Loyalty Cards Ring Up Profit, Privacy Questions

NEW YORK — Just swipe the card at the checkout register and get a discount on tomatoes or toothpaste or whatever the specials are. You save money, and the store builds a record that lets it know how to serve its best customers.

Loyalty cards have been around for a few years now, and supermarket and drugstore chains such as CVS and Winn-Dixie are beginning to reap the benefits.

With a massive amount of data being collected on shoppers, from the types of soda they buy to whether they like to shop late at night, merchants are getting smarter at tracking consumer trends. And they're changing their merchandise, store layout and advertising accordingly to keep their most loyal customers spending.

A few examples:

* CVS Corp. launched its loyalty card program in February 2001 and discovered that cosmetic buyers are its best customers. So beauty products have been put up front in a third of the stores.

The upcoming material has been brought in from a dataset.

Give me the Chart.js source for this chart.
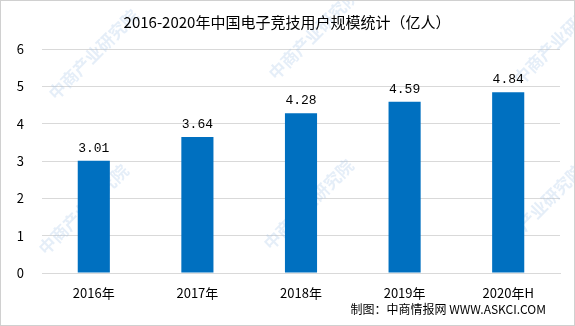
<!DOCTYPE html>
<html>
<head>
<meta charset="utf-8">
<script src="https://cdn.jsdelivr.net/npm/chart.js@4/dist/chart.umd.min.js"></script>
<style>
  html, body { margin: 0; padding: 0; background: #fff; }
  #wrap { width: 573px; height: 324px; border: 1px solid #d0d0d0; position: relative; }
</style>
</head>
<body>
<div id="wrap"><canvas id="userChart" width="573" height="324"></canvas></div>
<script>
// Chart data
const years = ["2016年", "2017年", "2018年", "2019年", "2020年H"];
const users = [3.01, 3.64, 4.28, 4.59, 4.84];
const yTicks = [0, 1, 2, 3, 4, 5, 6];

const chartTitle = "2016-2020年中国电子竞技用户规模统计（亿人）";
const sourceNote = "制图：中商情报网 WWW.ASKCI.COM";
const watermark = "中商产业研究院";

const FONT = "'Noto Sans CJK SC', 'DejaVu Sans', sans-serif";

// title, footer, watermark, value labels
const decorPlugin = {
  id: "decor",
  beforeDatasetsDraw(chart) {
    const ctx = chart.ctx;
    ctx.save();
    ctx.fillStyle = "rgba(160,195,230,0.28)";
    ctx.font = "bold 17px " + FONT;
    const spots = [[55, 100], [275, 80], [520, 85], [45, 255], [270, 250], [500, 255]];
    spots.forEach(([x, y]) => {
      ctx.save();
      ctx.translate(x, y);
      ctx.rotate(-Math.PI / 4);
      ctx.fillText(watermark, 0, 0);
      ctx.restore();
    });
    ctx.restore();
  },
  afterDatasetsDraw(chart) {
    const ctx = chart.ctx;
    ctx.save();
    // value labels
    ctx.fillStyle = "#000";
    ctx.font = "13px 'Liberation Mono', " + FONT;
    ctx.textAlign = "center";
    ctx.textBaseline = "bottom";
    chart.getDatasetMeta(0).data.forEach((bar, i) => {
      ctx.fillText(users[i].toFixed(2), bar.x, bar.y - 6);
    });
    // title
    ctx.font = "15px " + FONT;
    ctx.textBaseline = "middle";
    ctx.fillText(chartTitle, 286, 21);
    // footer
    ctx.font = "12px " + FONT;
    ctx.textAlign = "right";
    ctx.fillText(sourceNote, 545, 308);
    ctx.restore();
  }
};

new Chart(document.getElementById("userChart"), {
  type: "bar",
  data: {
    labels: years,
    datasets: [{
      data: users,
      backgroundColor: "#0070c0",
      barPercentage: 0.31,
      categoryPercentage: 1
    }]
  },
  options: {
    responsive: false,
    animation: false,
    layout: { padding: { top: 48, left: 0, right: 14, bottom: 0 } },
    plugins: {
      legend: { display: false },
      title: { display: false },
      tooltip: { enabled: false }
    },
    scales: {
      x: {
        grid: { display: false },
        border: { color: "#d9d9d9" },
        ticks: { color: "#000", font: { family: FONT, size: 13 }, padding: 4 },
        afterFit(scale) { scale.height = 52; }
      },
      y: {
        min: 0,
        max: 6,
        afterBuildTicks(scale) { scale.ticks = yTicks.map(v => ({ value: v })); },
        grid: { color: "#d9d9d9", drawTicks: false },
        border: { display: false },
        ticks: { color: "#000", font: { family: FONT, size: 13 }, padding: 18 },
        afterFit(scale) { scale.width = 41; }
      }
    }
  },
  plugins: [decorPlugin]
});
</script>
</body>
</html>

* Food Lion, a division of Belgian food retailer Delhaize, started offering loyalty cards in 1995 and now is stocking up on peppers, cactus leaves and plantains in its Charlotte, N.C., stores to better serve customers from the Caribbean.

* Winn-Dixie Stores Inc., which rolled out a loyalty card program in March 2002, can now measure the effect of ads on top customers and knows the 25 items that attract the most loyal shoppers.

Although stores insist that these cards -- now embraced by almost half the supermarket chains -- only help keep loyal customers satisfied by having the right products at the prices they want, some privacy advocates contend that there's a dark side.

Every time consumers swipe, they say, they give up their privacy.

"They're not saving devices, but data-collection devices," said Katherine Albrecht, director and founder of Consumers Against Supermarket Privacy Invasion and Numbering, a consumer privacy advocacy group.

Larry Ponemon, founder of a Tucson, Ariz.-based privacy research institute bearing his surname, said stores already are selling information to diet centers, manufacturers and marketing companies, though he declined to give names. Executives at Food Lion, Winn-Dixie, CVS and other big chains deny that they sell the information.

The supermarket industry stands to benefit the most from loyalty cards because consumers shop there an average of 2.2 times a week, but convenience and apparel stores are among other retailers embracing them.